:: REQUIREMENT ::
Print exactly the lines from the first one down to the line that contains "from matplotlib.ticker import", both included, and skip the pictures.

=======

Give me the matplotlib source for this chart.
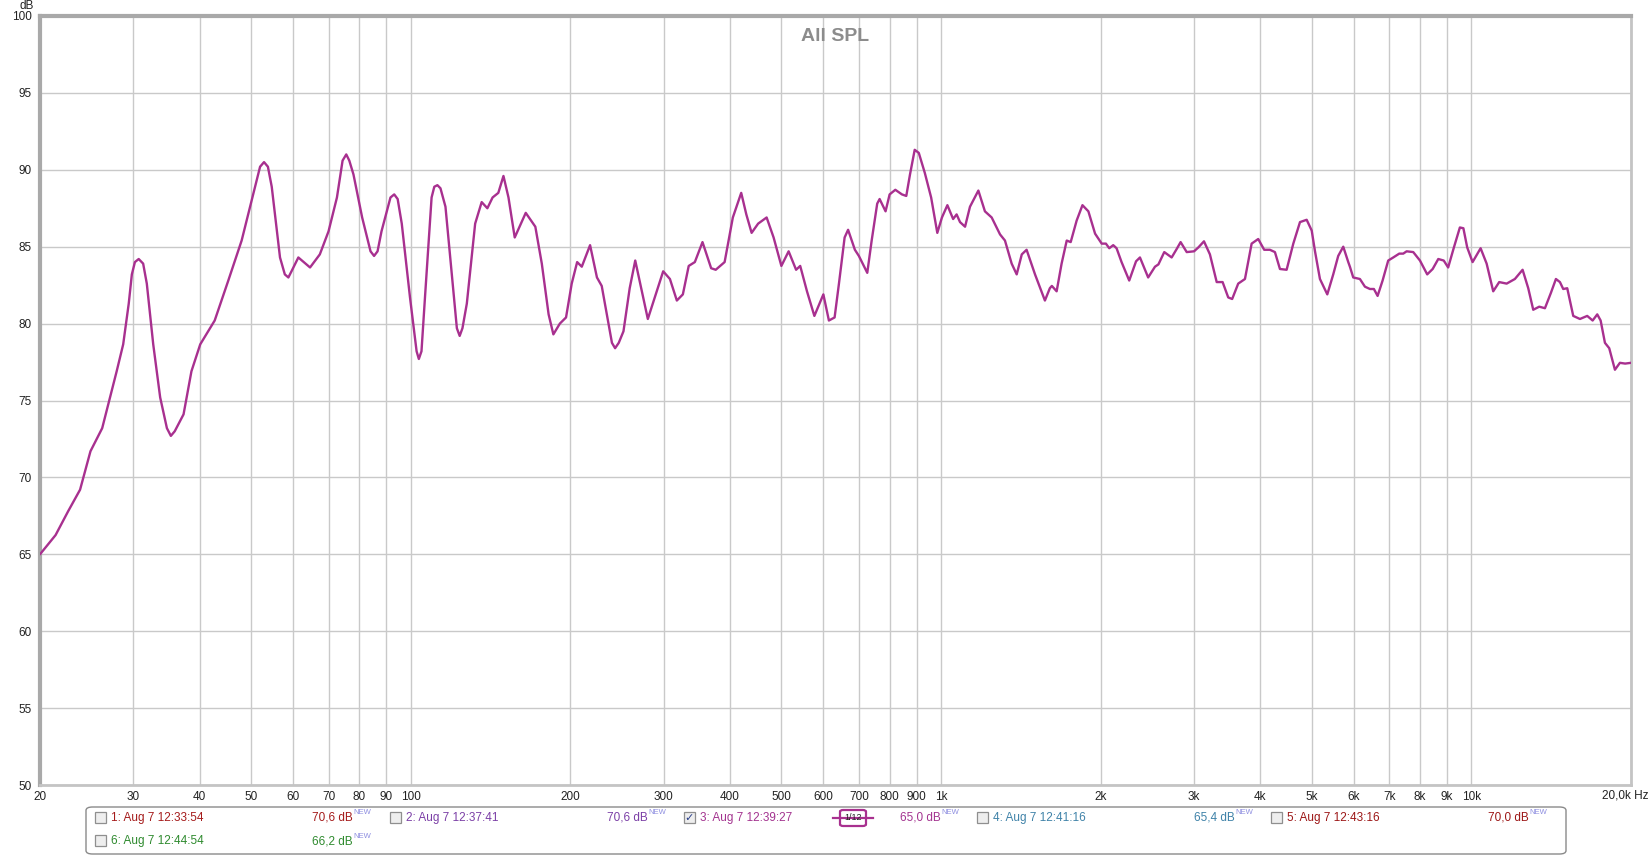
import matplotlib.pyplot as plt
from matplotlib.patches import FancyBboxPatch, Rectangle
from matplotlib.ticker import FixedLocator, NullLocator


# values
freq_hz = [
    20, 21.4, 22.6, 23.8, 24.9, 26.2, 27.9, 28.7, 29.4, 29.8, 30.2, 30.7,
    31.3, 31.8, 32.7, 33.7, 34.7, 35.3, 35.9, 37.3, 38.6, 40.1, 42.7, 45.3,
    48.0, 50.9, 52.0, 52.9, 53.8, 54.7, 56.7, 57.9, 58.8, 59.6, 61.4, 64.6,
    67.4, 70.0, 72.6, 74.4, 75.6, 76.6, 78.0, 81.0, 84.0, 85.3, 86.6, 88.1,
    91.6, 93.1, 94.5, 96.2, 99.7, 102.6, 103.6, 104.8, 106.4, 109.5, 110.8,
    112.3, 113.8, 116.3, 120.4, 122.2, 123.7, 125.2, 127.6,
    132.3, 136.1, 139.5, 142.7, 146.3, 149.6, 152.9, 157.1, 164.8, 171.8,
    176.7, 182, 185.8, 191.1, 196.3, 201.2, 206, 210.2, 217.9, 224.5, 229.2,
    236, 239.6, 242.9, 246.8, 251.9, 258.8, 265.1, 272, 280, 288.6, 299.3,
    308.2, 317.6,
    326, 334.4, 343.4, 355, 368.6, 376, 390.8, 405, 420, 429.4, 439.4, 452,
    469, 483.4, 500, 516, 533, 542.6, 558.8, 577, 600, 614.6, 630, 642, 658,
    668, 688, 700, 726, 740, 758, 766, 786, 800, 820, 844, 860, 874, 892,
    908, 932, 958, 984, 1004, 1028, 1054, 1070, 1086, 1110, 1134, 1176,
    1210, 1246, 1292, 1320, 1359, 1389, 1420, 1450, 1504, 1570, 1604, 1618,
    1652, 1688, 1726, 1756, 1802, 1848, 1896, 1952, 2009, 2046, 2076, 2112,
    2143, 2190, 2264, 2332, 2372, 2458, 2532, 2570, 2636, 2722, 2782, 2830,
    2906, 3000, 3056, 3132, 3214, 3310, 3396, 3480, 3540, 3634, 3742, 3852,
    3964, 4068, 4170, 4262, 4356, 4484, 4616, 4752, 4892, 5000, 5072, 5182,
    5350, 5490, 5610, 5734, 5860, 5902, 5988, 6164, 6300, 6438, 6550, 6656,
    6802, 6970, 7124, 7312, 7440, 7550, 7770, 8000, 8256, 8454, 8662, 8870,
    9042, 9270, 9514, 9660, 9822, 10054, 10410, 10686, 10996, 11286, 11656,
    12080, 12492, 12802, 13082, 13428, 13764, 14126, 14436, 14690, 14902,
    15164, 15564, 16024, 16538, 16932, 17274, 17530, 17860, 18196, 18652,
    19060, 19500, 20000,
]
spl_db = [
    65.0, 66.25, 67.8, 69.2, 71.7, 73.2, 76.9, 78.65, 81.3, 83.2, 84.0, 84.2,
    83.9, 82.6, 78.65, 75.2, 73.2, 72.7, 73.0, 74.1, 76.9, 78.65, 80.2, 82.8,
    85.4, 88.9, 90.2, 90.5, 90.2, 88.9, 84.3, 83.2, 83.0, 83.4, 84.3, 83.65,
    84.5, 86.0, 88.2, 90.6, 91.0, 90.6, 89.7, 86.9, 84.7, 84.4, 84.7, 86.0,
    88.2, 88.4, 88.1, 86.5, 81.7, 78.2, 77.7, 78.2, 81.7, 88.2, 88.9,
    89.0, 88.8, 87.6, 82.1, 79.7, 79.2, 79.7, 81.3,
    86.5, 87.9, 87.5, 88.2, 88.5, 89.6, 88.2, 85.6, 87.2, 86.3,
    83.9, 80.6, 79.3, 80.0, 80.4, 82.6, 84.0, 83.7, 85.1, 83.0, 82.45,
    80.0, 78.75, 78.4, 78.75, 79.5, 82.3, 84.1, 82.3, 80.3, 81.7, 83.4,
    82.9, 81.5,
    81.9, 83.75, 84.0, 85.3, 83.6, 83.5, 84.0, 86.9, 88.5, 87.1, 85.9, 86.5,
    86.9, 85.6, 83.75, 84.7, 83.5, 83.75, 82.1, 80.5, 81.9, 80.2, 80.4, 82.6, 85.6,
    86.1, 84.8, 84.4, 83.3, 85.4, 87.8, 88.1, 87.3, 88.4, 88.7, 88.4, 88.3, 89.7, 91.3,
    91.1, 89.8, 88.2, 85.9, 86.9, 87.7, 86.8, 87.1, 86.6, 86.3, 87.6, 88.65,
    87.3, 86.9, 85.8, 85.4, 83.9, 83.2, 84.5, 84.8, 83.2, 81.5, 82.3, 82.45,
    82.1, 83.9, 85.4, 85.3, 86.7, 87.7, 87.3, 85.85, 85.2, 85.2, 84.9, 85.1,
    84.9, 84.0, 82.8, 84.05, 84.3, 83.0, 83.7, 83.85, 84.65, 84.3, 84.85, 85.3,
    84.65, 84.7, 84.95, 85.35, 84.5, 82.7, 82.7, 81.7, 81.6, 82.6, 82.9, 85.2,
    85.5, 84.8, 84.8, 84.65, 83.55, 83.5, 85.2, 86.6, 86.75, 86.05, 84.7, 82.9,
    81.9, 83.2, 84.4, 85.0, 84.0, 83.7, 83.0, 82.9, 82.4, 82.25, 82.25, 81.8,
    82.8, 84.1, 84.3, 84.55, 84.55, 84.7, 84.65, 84.1, 83.2, 83.55, 84.2, 84.1,
    83.65, 84.95, 86.25, 86.2, 84.95, 84.0, 84.9, 83.9, 82.1, 82.7, 82.6,
    82.9, 83.5, 82.3, 80.9, 81.1, 81.0, 82.0, 82.9, 82.7, 82.25,
    82.3, 80.5, 80.3, 80.5, 80.2, 80.6, 80.2, 78.75, 78.4, 77.0,
    77.45, 77.4, 77.45,
]

x_ticks = [20, 30, 40, 50, 60, 70, 80, 90, 100, 200, 300, 400, 500, 600,
           700, 800, 900, 1000, 2000, 3000, 4000, 5000, 6000, 7000, 8000,
           9000, 10000, 20000]
x_tick_labels = ["20", "30", "40", "50", "60", "70", "80", "90", "100", "200",
                 "300", "400", "500", "600", "700", "800", "900", "1k", "2k",
                 "3k", "4k", "5k", "6k", "7k", "8k", "9k", "10k", ""]
x_end_label = "20,0k Hz"
y_ticks = [50, 55, 60, 65, 70, 75, 80, 85, 90, 95, 100]

legend_names = ["1: Aug 7 12:33:54", "2: Aug 7 12:37:41", "3: Aug 7 12:39:27",
                "4: Aug 7 12:41:16", "5: Aug 7 12:43:16", "6: Aug 7 12:44:54"]
legend_levels = ["70,6 dB", "70,6 dB", "65,0 dB", "65,4 dB", "70,0 dB", "66,2 dB"]
legend_colors = ["#a51b1b", "#7b3fa6", "#a3338f", "#3f82a8", "#9c1616", "#2e8a2e"]
legend_checked = [False, False, True, False, False, False]

LINE_COLOR = "#a8308f"
FONT = ["Liberation Sans Narrow", "Liberation Sans", "DejaVu Sans"]


def main():
    plt.rcParams["font.family"] = FONT
    W, H = 1650, 856
    fig = plt.figure(figsize=(W / 100, H / 100), dpi=100)
    fig.patch.set_facecolor("white")

    left, right, top, bottom = 40, 1631, 16, 785
    ax = fig.add_axes([left / W, 1 - bottom / H, (right - left) / W,
                       (bottom - top) / H])
    ax.set_xscale("log")
    ax.set_xlim(20, 20000)
    ax.set_ylim(50, 100)

    ax.xaxis.set_major_locator(FixedLocator(x_ticks))
    ax.xaxis.set_minor_locator(NullLocator())
    ax.set_xticklabels(x_tick_labels)
    ax.set_yticks(y_ticks)
    ax.set_yticklabels([str(v) for v in y_ticks])
    ax.tick_params(axis="both", length=0, labelsize=8.5, colors="#222222")
    ax.tick_params(axis="x", pad=4)
    ax.tick_params(axis="y", pad=6)

    ax.grid(True, which="major", color="#c9c9c9", linewidth=1.0)
    ax.set_axisbelow(True)

    for side in ["left", "top"]:
        ax.spines[side].set_color("#a9a9a9")
        ax.spines[side].set_linewidth(3.0)
    for side in ["right", "bottom"]:
        ax.spines[side].set_color("#c4c4c4")
        ax.spines[side].set_linewidth(2.0)

    ax.plot(freq_hz, spl_db, color=LINE_COLOR, linewidth=1.7,
            solid_joinstyle="round", solid_capstyle="round", zorder=3)

    ax.text(0.5, 0.985, "All SPL", transform=ax.transAxes, ha="center",
            va="top", fontsize=14, fontweight="bold", color="#8c8c8c",
            family=["Liberation Sans", "DejaVu Sans"])

    fig.text(27 / W, 1 - 6 / H, "dB", ha="center", va="center", fontsize=8.5,
             color="#222222")
    fig.text(1649 / W, 1 - 796 / H, x_end_label, ha="right", va="center",
             fontsize=8.5, color="#222222")

    # legend panel under the plot
    box = FancyBboxPatch((86 / W, 1 - 854 / H), (1566 - 86) / W, 47 / H,
                         boxstyle="round,pad=0,rounding_size=0.004",
                         transform=fig.transFigure, facecolor="white",
                         edgecolor="#8a8a8a", linewidth=1.0)
    fig.patches.append(box)

    col_x = [100, 395, 689, 982, 1276, 100]
    row_y = [818, 818, 818, 818, 818, 841]
    level_x = [312, 607, 900, 1194, 1488, 312]

    for i, name in enumerate(legend_names):
        cx, cy = col_x[i], row_y[i]
        cb = Rectangle(((cx - 5) / W, 1 - (cy + 5) / H), 11 / W, 11 / H,
                       transform=fig.transFigure, facecolor="#eeeeee",
                       edgecolor="#8f8f8f", linewidth=0.9)
        fig.patches.append(cb)
        if legend_checked[i]:
            fig.text((cx + 0.5) / W, 1 - cy / H, "\u2713", ha="center",
                     va="center", fontsize=8, color="#2a3f8a",
                     family=["DejaVu Sans"])
        fig.text((cx + 11) / W, 1 - cy / H, name, ha="left", va="center",
                 fontsize=8.5, color=legend_colors[i])
        fig.text(level_x[i] / W, 1 - cy / H, legend_levels[i], ha="left",
                 va="center", fontsize=8.5, color=legend_colors[i])
        fig.text((level_x[i] + 41) / W, 1 - (cy - 5) / H, "NEW", ha="left",
                 va="center", fontsize=5.5, color="#8c8ce0")

    # smoothing marker next to entry 3
    sx, sy = 853, 818
    fig.add_artist(plt.Line2D([(sx - 20) / W, (sx + 20) / W],
                              [1 - sy / H, 1 - sy / H],
                              transform=fig.transFigure, color=LINE_COLOR,
                              linewidth=1.6))
    icon = FancyBboxPatch(((sx - 13) / W, 1 - (sy + 8) / H), 26 / W, 16 / H,
                          boxstyle="round,pad=0,rounding_size=0.002",
                          transform=fig.transFigure, facecolor="white",
                          edgecolor=LINE_COLOR, linewidth=1.6)
    fig.patches.append(icon)
    fig.text(sx / W, 1 - sy / H, "1/12", ha="center", va="center",
             fontsize=6.5, color="#222222")

    fig.savefig("out.png", dpi=100, facecolor="white")
    plt.close(fig)


if __name__ == "__main__":
    main()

=======

:: COMPLETED EXERCISE ::
Give me the matplotlib source for this chart.
import matplotlib.pyplot as plt
from matplotlib.patches import FancyBboxPatch, Rectangle
from matplotlib.ticker import FixedLocator, NullLocator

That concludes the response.